Sunday, August 28, 2011

Nine states lag in laws to stop human trafficking

Nine states lag in laws to stop human trafficking

A Washington-based group that advocates stronger laws against human trafficking says nine states are lagging in passing laws to combat the growing crime.

The Polaris Project said in a report Thursday that the nine states have either failed to enact basic human-trafficking provisions or the provisions they have adopted are inadequate to address the problem. Polaris called the states the “Nine Lagging Behind.”

The organization, which also helps trafficking victims by running a national hot line and providing social services, annually rates the 50 states on whether or not they have adopted 10 categories of laws it thinks are critical for the states to stop trafficking.

“Every day we are identifying an alarming number of victims from every state through the National Human Trafficking Resource Center hot line,” said Mary Ellison, director of policy at the Polaris Project. “Continuing to improve the legal framework at the state level by enacting critically important statutes will literally save lives.”

The Polaris Project gave its lowest rankings to Massachusetts, West Virginia and Wyoming, saying the states had failed to enact any laws against human trafficking.

“These three states have no human trafficking laws,” said James Dold, policy counsel for Polaris.

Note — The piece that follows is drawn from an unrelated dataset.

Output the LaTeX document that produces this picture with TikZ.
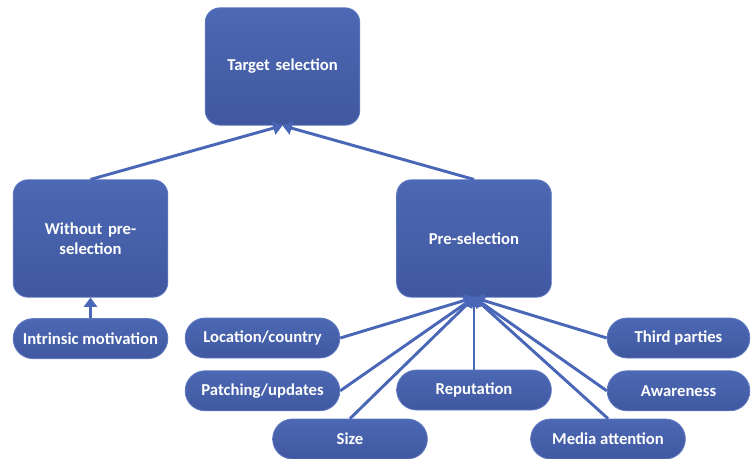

He said the Massachusetts legislature has been considering an anti-trafficking bill.

The remaining six states that Polaris singled out for criticism were Alaska, Arkansas, Colorado, Montana, South Carolina and South Dakota. The Polaris report said those states only met two or fewer of the 10 categories of statutes that the group recommends.

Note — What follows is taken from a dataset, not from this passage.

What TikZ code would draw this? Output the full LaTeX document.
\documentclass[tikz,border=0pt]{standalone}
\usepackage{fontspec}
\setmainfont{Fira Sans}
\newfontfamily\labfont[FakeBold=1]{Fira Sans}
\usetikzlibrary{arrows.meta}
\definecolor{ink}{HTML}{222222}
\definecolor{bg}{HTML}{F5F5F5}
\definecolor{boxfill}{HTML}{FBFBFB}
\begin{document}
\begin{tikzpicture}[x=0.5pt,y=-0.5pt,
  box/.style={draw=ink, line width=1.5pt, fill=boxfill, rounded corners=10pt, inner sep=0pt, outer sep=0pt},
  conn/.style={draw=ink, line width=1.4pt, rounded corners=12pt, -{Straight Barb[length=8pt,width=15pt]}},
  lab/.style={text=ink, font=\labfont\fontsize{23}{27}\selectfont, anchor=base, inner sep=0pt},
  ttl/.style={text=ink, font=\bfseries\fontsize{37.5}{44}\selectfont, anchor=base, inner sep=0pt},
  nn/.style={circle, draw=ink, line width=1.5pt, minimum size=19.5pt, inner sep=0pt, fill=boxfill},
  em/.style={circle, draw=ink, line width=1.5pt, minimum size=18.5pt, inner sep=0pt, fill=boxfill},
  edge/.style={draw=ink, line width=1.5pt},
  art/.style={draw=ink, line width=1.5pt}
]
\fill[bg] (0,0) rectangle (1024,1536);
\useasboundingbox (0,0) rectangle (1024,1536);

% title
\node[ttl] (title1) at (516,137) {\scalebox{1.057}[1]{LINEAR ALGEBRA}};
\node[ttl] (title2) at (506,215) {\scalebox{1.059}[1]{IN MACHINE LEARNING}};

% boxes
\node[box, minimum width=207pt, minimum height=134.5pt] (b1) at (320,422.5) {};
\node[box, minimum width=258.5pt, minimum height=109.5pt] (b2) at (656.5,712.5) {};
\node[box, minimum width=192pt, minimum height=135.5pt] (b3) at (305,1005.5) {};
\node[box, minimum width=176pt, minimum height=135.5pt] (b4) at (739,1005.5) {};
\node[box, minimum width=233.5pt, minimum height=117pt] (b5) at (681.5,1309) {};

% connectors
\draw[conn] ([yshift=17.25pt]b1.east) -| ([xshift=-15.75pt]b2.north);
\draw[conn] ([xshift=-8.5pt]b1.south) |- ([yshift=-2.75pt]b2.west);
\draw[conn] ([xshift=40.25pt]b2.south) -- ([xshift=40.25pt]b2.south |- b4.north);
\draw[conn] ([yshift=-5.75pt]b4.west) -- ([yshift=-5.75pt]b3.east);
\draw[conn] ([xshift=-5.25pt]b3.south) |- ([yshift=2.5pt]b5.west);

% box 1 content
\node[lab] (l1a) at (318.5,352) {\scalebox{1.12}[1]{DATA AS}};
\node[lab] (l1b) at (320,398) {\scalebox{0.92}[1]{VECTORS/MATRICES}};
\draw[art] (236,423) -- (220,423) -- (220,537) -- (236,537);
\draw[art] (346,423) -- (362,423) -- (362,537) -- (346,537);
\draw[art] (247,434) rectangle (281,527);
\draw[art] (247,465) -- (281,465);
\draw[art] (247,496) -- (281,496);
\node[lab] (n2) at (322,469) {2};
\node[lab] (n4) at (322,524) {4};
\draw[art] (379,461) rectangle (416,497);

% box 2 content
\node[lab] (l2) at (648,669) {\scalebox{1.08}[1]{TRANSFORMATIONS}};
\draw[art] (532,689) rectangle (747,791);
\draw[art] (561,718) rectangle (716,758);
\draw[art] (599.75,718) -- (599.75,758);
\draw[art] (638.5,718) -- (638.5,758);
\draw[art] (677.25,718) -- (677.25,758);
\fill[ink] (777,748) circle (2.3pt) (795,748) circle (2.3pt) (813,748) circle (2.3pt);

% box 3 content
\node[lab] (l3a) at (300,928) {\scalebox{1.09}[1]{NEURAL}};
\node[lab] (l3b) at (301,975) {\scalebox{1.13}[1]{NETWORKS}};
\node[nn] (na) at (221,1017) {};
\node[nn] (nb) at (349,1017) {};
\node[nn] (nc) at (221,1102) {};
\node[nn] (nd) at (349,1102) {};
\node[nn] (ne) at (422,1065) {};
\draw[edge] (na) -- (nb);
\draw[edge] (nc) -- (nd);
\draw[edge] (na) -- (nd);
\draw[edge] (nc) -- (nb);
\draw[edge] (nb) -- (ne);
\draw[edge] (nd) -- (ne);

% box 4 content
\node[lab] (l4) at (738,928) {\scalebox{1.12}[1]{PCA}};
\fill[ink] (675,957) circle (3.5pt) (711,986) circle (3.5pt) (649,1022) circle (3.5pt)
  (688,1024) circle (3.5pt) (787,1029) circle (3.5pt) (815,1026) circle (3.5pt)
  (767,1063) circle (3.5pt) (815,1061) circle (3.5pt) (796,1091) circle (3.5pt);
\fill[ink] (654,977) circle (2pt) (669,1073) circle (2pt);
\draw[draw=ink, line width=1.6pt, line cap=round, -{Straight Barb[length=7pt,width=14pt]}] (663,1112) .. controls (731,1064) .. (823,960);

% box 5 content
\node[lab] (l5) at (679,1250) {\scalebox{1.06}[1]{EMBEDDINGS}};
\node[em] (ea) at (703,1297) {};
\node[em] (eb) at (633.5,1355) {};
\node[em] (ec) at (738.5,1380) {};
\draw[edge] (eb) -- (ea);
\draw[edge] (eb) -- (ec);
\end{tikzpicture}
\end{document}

Polaris also named four states, including Virginia, it said had improved their ratings from last year. The others were Vermont, Hawaii and Ohio.

Ms. Ellison said that, overall, the states have made progress but she andMr. Dold both said more needs to be done.

“Ten years after the passage of the federal anti-trafficking law, forty-five states, including D.C., now have sex-trafficking criminal statutes, and forty-eight states have labor trafficking criminal statutes” she said.

Mr. Dold said that in addition to passing criminal statutes, the states need to focus on enacting legislation that provides “victim assistance and services.”

Sex trafficking involves forcing another person to engage in a commercial sex act while labor trafficking involves forcing another person to provide labor or services.

Human trafficking is a $32 billion-a-year industry worldwide and an estimated 100,000 U.S. children are exploited in the commercial sex industry annually, according to the Polaris Project.